Sağlık Bakanı Fahrettin Koca, bir kişinin virüse yakalandığını açıklamasının ardından, kolonya fiyatları fırladı, kağıt mendil, tuvalet kağıtları karaborsaya düştü.

***

Hatırlarsınız geçen yıl domates, biber, patlıcan fiyatlarındaki aşırı artışın ardından hükümet tedbir almış, her köşe başına tanzim marketleri açtırmıştı.

Ne acayip bir durum ki Ticaret Bakanı Ruhsal Pekcan, bazı temizlik maddelerini ithal edebileceklerini söylemesi hayret verici!

Sürekli dile getirmeye çalışıyor, her ne pahasına olursa olsun doğru algı oluşması için çırpınıyorum.

Bugün Cuma hutbesinde eline tutuşturulan kağıdı okumaktan başka refleksi olmayan maaşlı Diyanet görevlisi imam, temiz olmamızı öğütledi.

Bu hutbe öyle tahmin ediyorum ülkemizin tüm camilerinde irad edildi.

İmam efendi “aziz Müminler” diyerek başladığı konuşmasında…

Asla kendisinin yapması gerekirken yapmadığı çevre temizliğini, anlattıklarını kuzu gibi dinleyen müminlere söyledi.

Ve ekledi: ‘Bu salgından korunmak için öncelikle beden, kıyafet, yiyecek ve çevre temizliğine dikkat edelim. Bulunduğumuz ortamı sık sık havalandıralım. Öksürdüğümüz ya da hapşırdığımız zaman tek kullanımlık mendillerle veya dirseğimizin iç kısmıyla ağzımızı kapatalım. Kalabalık ortamlardan uzak durmaya gayret edelim. Özellikle lavabo, abdesthane, kapı kolu ve masa üstleri gibi el temasının yoğun olduğu alanları temiz tutalım. Ellerimizi her zamankinden daha fazla sabunla ve ovalayarak yıkayalım. Kirli ellerimizle ağzımıza, burnumuza ve gözümüze dokunmayalım.
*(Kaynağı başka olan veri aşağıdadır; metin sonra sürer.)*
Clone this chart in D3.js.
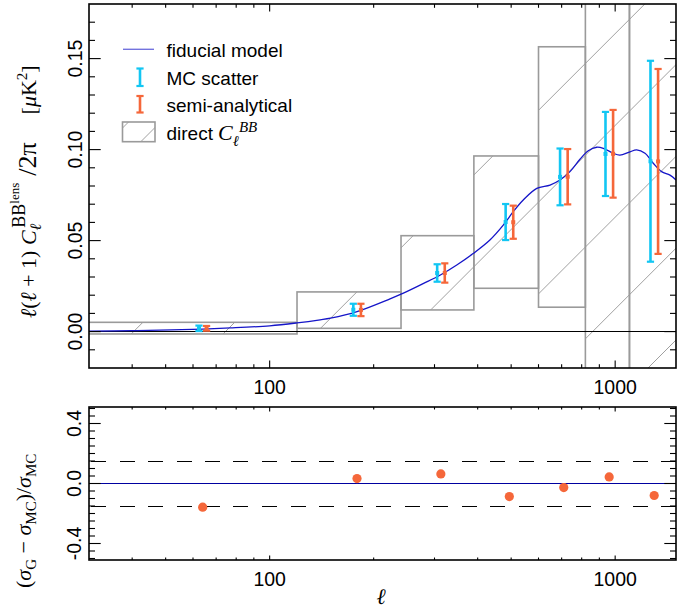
<!DOCTYPE html>
<html><head><meta charset="utf-8">
<script src="https://cdn.jsdelivr.net/npm/d3@7"></script>
<style>body{margin:0;background:#fff} svg{display:block}</style>
</head><body><svg id="c" width="697" height="610"></svg>
<script>
// ---------------- DATA ----------------
// band-power bins (multipole edges) and direct C_l^BB boxes (lower / upper value)
const binLo    = [20, 120, 240, 390, 600, 820, 1100];
const binHi    = [120, 240, 390, 600, 820, 1100, 2000];
const directLo = [-0.0013, 0.0018, 0.0119, 0.0238, 0.0134, -0.08, -0.08];
const directHi = [0.0051, 0.0218, 0.0527, 0.0965, 0.1565, 0.30, 0.30];
// bin centres
const ellCenters = [64, 179, 313, 494, 710, 961, 1297];
// MC scatter error bars
const mcMean = [0.0018, 0.0120, 0.0322, 0.0602, 0.0850, 0.0976, 0.0936];
const mcErr  = [0.0015, 0.0033, 0.0048, 0.0099, 0.0156, 0.0231, 0.0552];
// semi-analytical error bars
const saMean = [0.0018, 0.0119, 0.0322, 0.0601, 0.0851, 0.0977, 0.0935];
const saErr  = [0.0013, 0.0034, 0.0053, 0.0091, 0.0152, 0.0241, 0.0508];
// relative difference (sigma_G - sigma_MC)/sigma_MC
const ratio = [-0.158, 0.033, 0.064, -0.087, -0.027, 0.044, -0.080];
const ratioBand = [-0.15, 0.15];
// fiducial model
const modelEll = [30, 40, 52, 64, 77, 100, 120, 140, 150, 179, 223, 241, 279, 312, 348, 389, 434, 475, 507, 542, 593, 648, 692, 740, 791, 836, 884, 924, 987, 1032, 1104, 1154, 1220, 1289, 1363, 1441, 1500];
const modelVal = [0.0003, 0.0005, 0.0009, 0.0014, 0.0020, 0.0032, 0.0048, 0.0065, 0.0074, 0.0110, 0.0180, 0.0207, 0.0265, 0.0311, 0.0366, 0.0430, 0.0503, 0.0586, 0.0659, 0.0723, 0.0787, 0.0805, 0.0833, 0.0879, 0.0947, 0.0994, 0.1013, 0.1007, 0.0980, 0.0970, 0.0988, 0.0998, 0.0980, 0.0925, 0.0879, 0.0860, 0.0833];
// ticks
const xMajor = [100, 1000];
const xMinor = [40, 50, 60, 70, 80, 90, 200, 300, 400, 500, 600, 700, 800, 900];
const yTopMajor = [0.00, 0.05, 0.10, 0.15];
const yTopMinor = d3.range(-1, 18).map(i => i / 100);
const yBotMajor = [-0.4, 0.0, 0.4];
const yBotMinor = d3.range(-10, 11).map(i => i / 20);

// ---------------- LAYOUT ----------------
const svg = d3.select("#c");
const L = 89, R = 676;
const T1 = 4, B1 = 368;
const T2 = 407, B2 = 560;
const SANS = "'Liberation Sans', Arial, Helvetica, sans-serif";
const SERIF = "'Liberation Serif', 'Times New Roman', serif";
const CYAN = "#12c6f3", ORANGE = "#f5673a", BLUE = "#1515c8", GRAY = "#9a9a9a";

const x = d3.scaleLog().domain([30, 1500]).range([L, R]);
const y1 = d3.scaleLinear().domain([-0.02, 0.18]).range([B1, T1]);
const y2 = d3.scaleLinear().domain([-0.51, 0.51]).range([B2, T2]);

const defs = svg.append("defs");
defs.append("clipPath").attr("id", "clipTop").append("rect")
  .attr("x", L).attr("y", T1).attr("width", R - L).attr("height", B1 - T1);

// ---------------- TOP PANEL ----------------
const gTop = svg.append("g").attr("clip-path", "url(#clipTop)");
const boxes = binLo.map((lo, i) => ({lo, hi: binHi[i], vlo: directLo[i], vhi: directHi[i]}));
const HATCH = 91.8, HOFF = 6.2;
boxes.forEach((b, i) => {
  const bx0 = x(b.lo), bx1 = x(b.hi), by0 = y1(b.vhi), by1 = y1(b.vlo);
  defs.append("clipPath").attr("id", "cb" + i).append("rect")
    .attr("x", bx0).attr("y", by0).attr("width", bx1 - bx0).attr("height", by1 - by0);
  const g = gTop.append("g").attr("clip-path", "url(#cb" + i + ")");
  const cs = d3.range(Math.floor((L + T1) / HATCH) - 1, Math.ceil((R + B1) / HATCH) + 2).map(k => k * HATCH + HOFF);
  g.selectAll("line").data(cs).join("line")
    .attr("x1", L - 10).attr("y1", c => c - (L - 10))
    .attr("x2", R + 10).attr("y2", c => c - (R + 10))
    .attr("stroke", "#a0a0a0").attr("stroke-width", 1);
});
gTop.selectAll("rect.box").data(boxes).join("rect").attr("class", "box")
  .attr("x", d => x(d.lo)).attr("y", d => y1(d.vhi))
  .attr("width", d => x(d.hi) - x(d.lo)).attr("height", d => y1(d.vlo) - y1(d.vhi))
  .attr("fill", "none").attr("stroke", GRAY).attr("stroke-width", 1.6);

// zero line
gTop.append("line").attr("x1", L).attr("x2", R).attr("y1", y1(0)).attr("y2", y1(0))
  .attr("stroke", "#000").attr("stroke-width", 1).attr("shape-rendering", "crispEdges");

// model curve
const line = d3.line().x(d => x(d[0])).y(d => y1(d[1])).curve(d3.curveCatmullRom.alpha(0.5));
gTop.append("path").datum(modelEll.map((e, i) => [e, modelVal[i]]))
  .attr("d", line).attr("fill", "none").attr("stroke", BLUE).attr("stroke-width", 1.3);

// error bars
function errBars(means, errs, color, dx) {
  const g = gTop.append("g");
  ellCenters.forEach((e, i) => {
    const cx = x(e) + dx, top = y1(means[i] + errs[i]), bot = y1(means[i] - errs[i]);
    g.append("line").attr("x1", cx).attr("x2", cx).attr("y1", top).attr("y2", bot)
      .attr("stroke", color).attr("stroke-width", 2.6);
    [top, bot].forEach(yy => g.append("line").attr("x1", cx - 3.6).attr("x2", cx + 3.6)
      .attr("y1", yy).attr("y2", yy).attr("stroke", color).attr("stroke-width", 2.2));
    g.append("rect").attr("x", cx - 2).attr("y", y1(means[i]) - 2).attr("width", 4).attr("height", 4)
      .attr("fill", color);
  });
}
errBars(mcMean, mcErr, CYAN, -3.7);
errBars(saMean, saErr, ORANGE, 3.9);

// ---------------- BOTTOM PANEL ----------------
const gBot = svg.append("g");
ratioBand.forEach(v => gBot.append("line").attr("x1", L).attr("x2", R).attr("y1", y2(v)).attr("y2", y2(v))
  .attr("stroke", "#000").attr("stroke-width", 1).attr("shape-rendering", "crispEdges")
  .attr("stroke-dasharray", "15,13.5").attr("stroke-dashoffset", -2));
gBot.append("line").attr("x1", L).attr("x2", R).attr("y1", y2(0)).attr("y2", y2(0))
  .attr("stroke", "#0000a0").attr("stroke-width", 1).attr("shape-rendering", "crispEdges");
gBot.selectAll("circle").data(ratio).join("circle")
  .attr("cx", (d, i) => x(ellCenters[i])).attr("cy", d => y2(d)).attr("r", 4.6)
  .attr("fill", ORANGE);

// ---------------- AXES ----------------
function frame(top, bot, ys, yMaj, yMin, xMajLen, xMinLen) {
  const g = svg.append("g");
  xMajor.concat(xMinor).forEach(v => {
    const len = xMajor.includes(v) ? xMajLen : xMinLen;
    g.append("line").attr("x1", x(v)).attr("x2", x(v)).attr("y1", bot).attr("y2", bot - len)
      .attr("stroke", "#000").attr("stroke-width", 1.1);
    g.append("line").attr("x1", x(v)).attr("x2", x(v)).attr("y1", top).attr("y2", top + len)
      .attr("stroke", "#000").attr("stroke-width", 1.1);
  });
  yMin.forEach(v => {
    const isMaj = yMaj.some(m => Math.abs(m - v) < 1e-9);
    const len = isMaj ? 11.7 : 6;
    g.append("line").attr("x1", L).attr("x2", L + len).attr("y1", ys(v)).attr("y2", ys(v))
      .attr("stroke", "#000").attr("stroke-width", 1.1);
    g.append("line").attr("x1", R).attr("x2", R - len).attr("y1", ys(v)).attr("y2", ys(v))
      .attr("stroke", "#000").attr("stroke-width", 1.1);
  });
  g.append("rect").attr("x", L).attr("y", top).attr("width", R - L).attr("height", bot - top)
    .attr("fill", "none").attr("stroke", "#000").attr("stroke-width", 1.6);
  xMajor.forEach(v => g.append("text").attr("x", x(v)).attr("y", bot + 25.5)
    .attr("text-anchor", "middle").attr("font-family", SANS).attr("font-size", 19.5).text(v));
}
frame(T1, B1, y1, yTopMajor, yTopMinor, 7.5, 3.8);
frame(T2, B2, y2, yBotMajor, yBotMinor, 4.5, 2.5);

yTopMajor.forEach(v => svg.append("text")
  .attr("transform", `translate(81.5,${y1(v)}) rotate(-90)`).attr("text-anchor", "middle")
  .attr("font-family", SANS).attr("font-size", 19.5).text(v.toFixed(2)));
yBotMajor.forEach(v => svg.append("text")
  .attr("transform", `translate(81,${y2(v)}) rotate(-90)`).attr("text-anchor", "middle")
  .attr("font-family", SANS).attr("font-size", 19.5).text(v.toFixed(1)));

// ---------------- TITLES ----------------
svg.append("text").attr("x", 381).attr("y", 604).attr("text-anchor", "middle")
  .attr("font-family", SERIF).attr("font-style", "italic").attr("font-size", 22).text("ℓ");

const ty = svg.append("text").attr("transform", "translate(36,318) rotate(-90)")
  .attr("font-family", SERIF).attr("font-size", 22);
ty.append("tspan").attr("font-style", "italic").text("ℓ");
ty.append("tspan").text("(");
ty.append("tspan").attr("font-style", "italic").text("ℓ");
ty.append("tspan").text(" + 1) ");
ty.append("tspan").attr("font-style", "italic").text("C");
ty.append("tspan").attr("font-style", "italic").attr("font-size", 16).attr("dy", 5).text("ℓ");
ty.append("tspan").attr("font-size", 18).attr("dy", -16).attr("dx", -4).text("BB");
ty.append("tspan").attr("font-size", 13).attr("dy", -6).text("lens");
ty.append("tspan").attr("font-size", 26).attr("dy", 17).attr("dx", 7).text("/2π");
ty.append("tspan").attr("dx", 28).text("[");
ty.append("tspan").attr("font-style", "italic").text("μ");
ty.append("tspan").text("K");
ty.append("tspan").attr("font-size", 15).attr("dy", -9).text("2");
ty.append("tspan").attr("dy", 9).text("]");

const tb = svg.append("text").attr("transform", "translate(31,588) rotate(-90)")
  .attr("font-family", SERIF).attr("font-size", 22);
tb.append("tspan").text("(");
tb.append("tspan").attr("font-style", "italic").text("σ");
tb.append("tspan").attr("font-size", 15).attr("dy", 5).text("G");
tb.append("tspan").attr("dy", -5).text(" − ");
tb.append("tspan").attr("font-style", "italic").text("σ");
tb.append("tspan").attr("font-size", 15).attr("dy", 5).text("MC");
tb.append("tspan").attr("dy", -5).text(")/");
tb.append("tspan").attr("font-style", "italic").text("σ");
tb.append("tspan").attr("font-size", 15).attr("dy", 5).text("MC");

// ---------------- LEGEND ----------------
const lg = svg.append("g");
const lgText = ["fiducial model", "MC scatter", "semi-analytical", "direct "];
const lgBase = [56.5, 84.5, 112, 140];
lgText.forEach((t, i) => lg.append("text").attr("x", 166.5).attr("y", lgBase[i])
  .attr("font-family", SANS).attr("font-size", 19).text(t));
lg.append("line").attr("x1", 123).attr("x2", 154).attr("y1", 49.3).attr("y2", 49.3)
  .attr("stroke", BLUE).attr("stroke-width", 1.4).attr("stroke-opacity", 0.6);
[[CYAN, 68.5, 86], [ORANGE, 96, 112.5]].forEach(([c, a, b]) => {
  lg.append("line").attr("x1", 140).attr("x2", 140).attr("y1", a).attr("y2", b).attr("stroke", c).attr("stroke-width", 2.6);
  [a, b].forEach(yy => lg.append("line").attr("x1", 136.4).attr("x2", 143.6).attr("y1", yy).attr("y2", yy)
    .attr("stroke", c).attr("stroke-width", 2.2));
});
defs.append("clipPath").attr("id", "clg").append("rect").attr("x", 122.5).attr("y", 122).attr("width", 32.5).attr("height", 19.7);
const lgh = lg.append("g").attr("clip-path", "url(#clg)");
[250.5, 282.5].forEach(c => lgh.append("line").attr("x1", 110).attr("y1", c - 110).attr("x2", 170).attr("y2", c - 170)
  .attr("stroke", "#a0a0a0").attr("stroke-width", 1));
lg.append("rect").attr("x", 122.5).attr("y", 122).attr("width", 32.5).attr("height", 19.7)
  .attr("fill", "none").attr("stroke", GRAY).attr("stroke-width", 1.6);
const dc = lg.append("text").attr("x", 218).attr("y", 140).attr("font-family", SERIF).attr("font-size", 22);
dc.append("tspan").attr("font-style", "italic").text("C");
dc.append("tspan").attr("font-style", "italic").attr("font-size", 15).attr("dy", 6).text("ℓ");
dc.append("tspan").attr("font-style", "italic").attr("font-size", 15).attr("dy", -14).attr("dx", 0).text("BB");
</script></body></html>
Camilerimizde ortak tespihleri kullanmak yerine parmaklarımızla ya da şahsi tespihimizle tesbihatımızı eda edelim.’

***

Siz bugüne kadar cübbesini sırtına, başına da sarığını takarak görev yaptığı caminin etrafında, mahallenin sokağında çevre temizliği yaparak müminlere örnek olan bir imam, müezzin gördünüz mü?

Hakikaten gördünüz mü?

Mescide ezan okunmadan 5 dakika önce gelip, ‘Bakın kardeşlerim, çıplak ve ıslak ayakla camiye gelmeniz doğru değil, bastığınız halılara yüzümüzü sürüyoruz, hastalıklara davetiye çıkarmamamız için dikkatli olmamız gerekiyor’ dediklerine şahit oldunuz mu?

Mahallemiz bizlerin nefes aldığı yerlerdir, daha çok ağaca, fidana, yeşile ihtiyacımız var diyerek, görülen her toprağı yeşillendirmek için cemaati örgütlediklerini hatırlıyor musunuz?

Hatırladıklarınız belli, bu şahsiyetlerin akıl etmediği, ellerine tutuşturulan hutbeler!

***

Mesela, sokakta sizinle karşılaşıp merhabalaştıktan sonra “bu akşam sizin evinize kahve içmeye gelmek istiyorum” diyen kaç tane imam ve müezzin hatırlıyorsunuz?

Sanırım onlarla ilgili hatırladığımız; mevlit, sünnet, düğün merasimlerinde en ön safta olduklarını görmekten ibaret…

Aynı zamanda kentteki kirliliğe, çirkinliğe, betonlaşmaya, dikey mimariye, utanmazlığa, sahte gıda üretenlere, Osmangazi Belediyesi’ne Vakıfların tahsis ettiği Karabaş-i Kültür Merkezi’ni yıllarca kullanan naylon faturacı sahte şeyhe, kadınları soyunma kabininde görüntülerini, fotoğraflarını çeken Mehmet Zait Kotku Cami’nde görevli tacizci müezzinin ipliğini pazara çıkarak hutbelerine, açıklamalarına şahit oldunuz mu?

Buradan yola çıkarak zombileştirilmeye, koyun gibi güdülmeye itiraz etmek, camilerde bizi uyutanlara mescitlerin içinde itiraz etmeyi, Musa gibi, İbrahim gibi her ne koşulda olursa olsun, ‘kral çıplak’ demek gerekiyor.